Saturday, 19 April 2014

No more shafting in Shaftesbury Road car park

With JD Wetherspoon's new beer garden sprouting up this Spring, a nasty trap for drivers in Whitstable has been literally buried beneath the earth.
You'll remember that several motorists complained that they were being 'shafted' in Shaftesbury Road car park. In each case, they had diligently paid for a ticket, returned to the car within their allotted timespan, and been astounded to find a penalty charge notice awaiting them.
The problem was that, rather than being one council-run car park as could have been easily assumed from the large notices, the area was in fact invisibly divided into three: two council areas sandwich a piece of land owned by Wetherspoon's (behind its Peter Cushing pub) which has been operated over the last two or three years as a general car park with its own pay machine.
Time and again, people who left their cars on the council land were using the 'wrong' machine, then being penalised for 'failing' to pay. One annoyed motorist set up a blog to vent his frustration and, as you can see from the comments, several others recounted similar experiences.
In December, Peter Smythe from Herne Bay learned that his legal appeal against a £50 fine had been won when - as the Whitstable Times reported - Canterbury City Council backed down and accepted that the situation was 'confusing'.
Now Spoon's have solved the problem by constructing their long-planned beer garden on half of their car park, and appear to intend the rest of the land to be for staff cars (see photos). The beer garden is behind the new fence.

This solution has been a long time coming because of rights of way issues. There is an established footpath along the back of the Peter Cushing building which neighbours pointed out would be swallowed up by the pub garden. This threatened to delay the pub opening in 2011 and so the outdoor seating plan was temporarily withdrawn and replaced with the car park. Later, the pub chain reiterated its desire for outdoor seating and a certificate of lawful usage was granted by CCC more than a year ago (planning permission being deemed to be not necessary).

Hopefully drinkers, motorists and residents will now be happy.

The downside is that the loss of any general parking spaces is something Whitstable can ill afford. Park and ride, anyone?

Sunday, 6 April 2014

Never on a Sunday: strictly no parking

Every year, as the outside temperature rises, so transport in Whitstable becomes a hot topic.

The debate has started earlier than usual, with unexpectedly warm weekends drawing in the day-trippers and coinciding with an initiative by a resident to set up a '1 way for Whit' Facebook campaign. Also, a new draft local transport strategy has just been published (perhaps best explained from a Whitstable viewpoint by Councillor Neil Baker here) and which has led to local debate about a possible park-and-ride scheme.

But what's slipped under the radar (a bit of a shock to some unwary locals) is the sudden implementation of a seven-days-a-week parking ban in the town centre over the last few days.

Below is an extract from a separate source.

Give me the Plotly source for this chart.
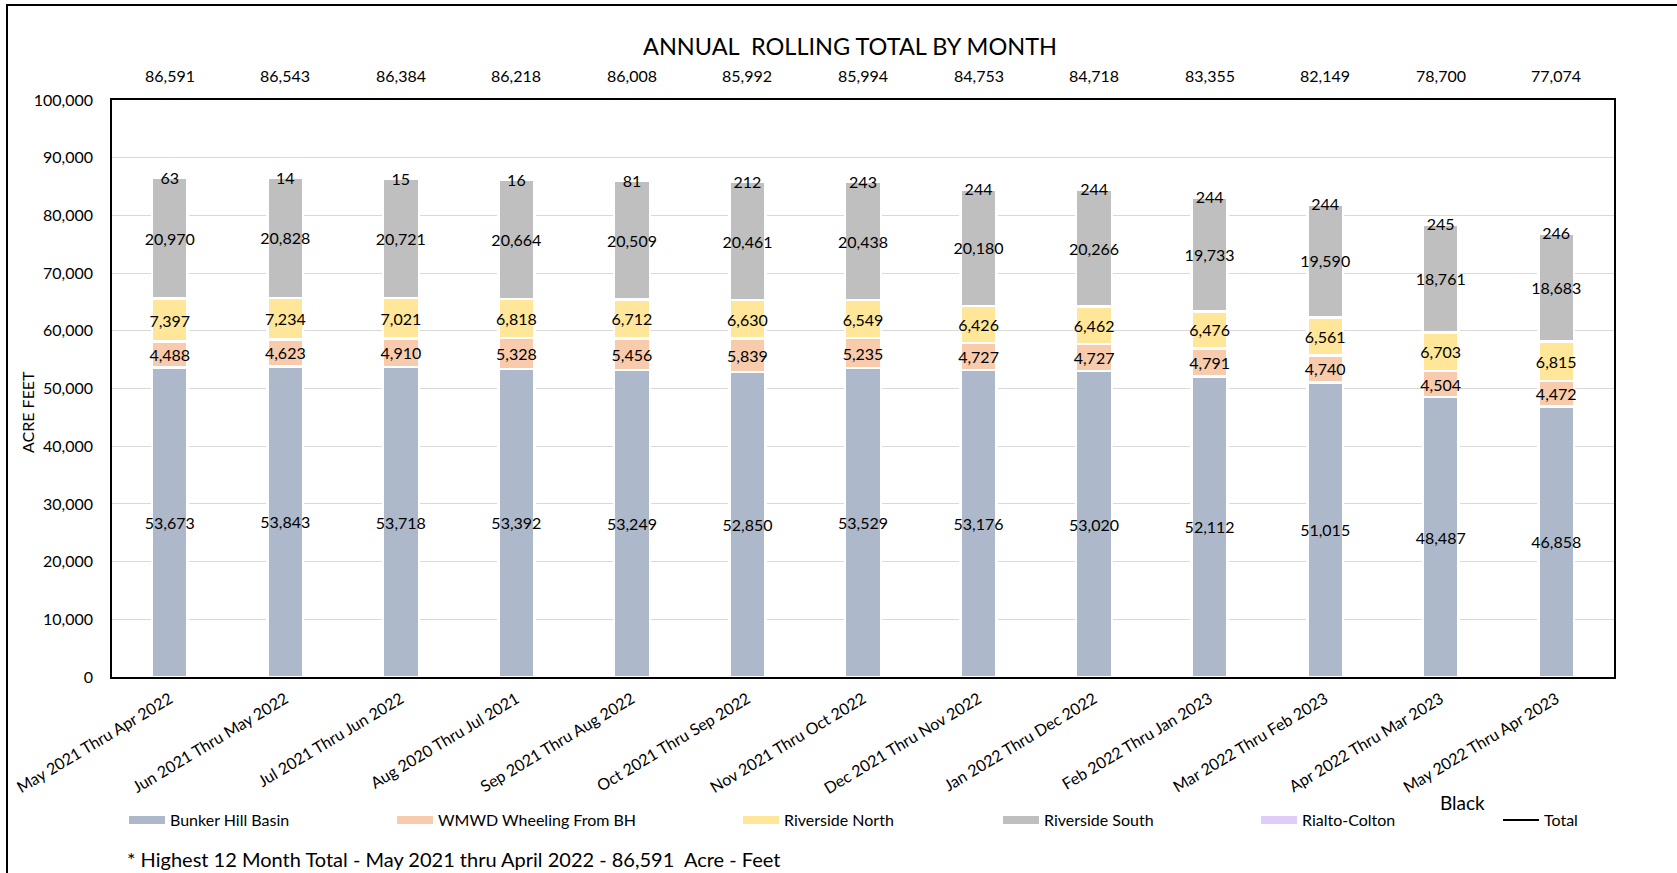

Plaques like this one outside St Alphege Church were attached to High Street lamp-posts at the start of last week. They signal two key changes:
  • 'no parking' now applies also on SUNDAYS
  • loading times are restricted to less busy times of day
The lack of warning to local people about the change coming in is a bit regrettable. I know that one regular churchgoer, after parking in his usual place, came out of the early Sunday service in St Alphege today to find a penalty charge notice adorning his windscreen.

I really hope, though, that these simple limitations will go some way to easing bottlenecks at peak times so that we don't need a one-way system which sends traffic including lorries and buses along unsuitable residential roads.

Of course, though, they won't work unless enforced. We've long had parking restrictions in Whitstable town centre, but most of us knew we could get away with a few minutes in a loading bay or on a double yellow because there just weren't enough 'enforcers' to cover Whitstable and Herne Bay. 

As the driver attending church painfully found out - not any longer. Canterbury City Council has been recruiting more staff in a renewed effort to crack down on illegal parking, so we may actually see a real difference.

But while visitors from now on might have less trouble actually getting into Whitstable, they'll still have to face the almighty obstacle race of going round and round inadequate car parks chasing elusive spaces. Let's hope, for businesses' sake, with our new streamlined High Street they don't find it all too easy to turn round and go home.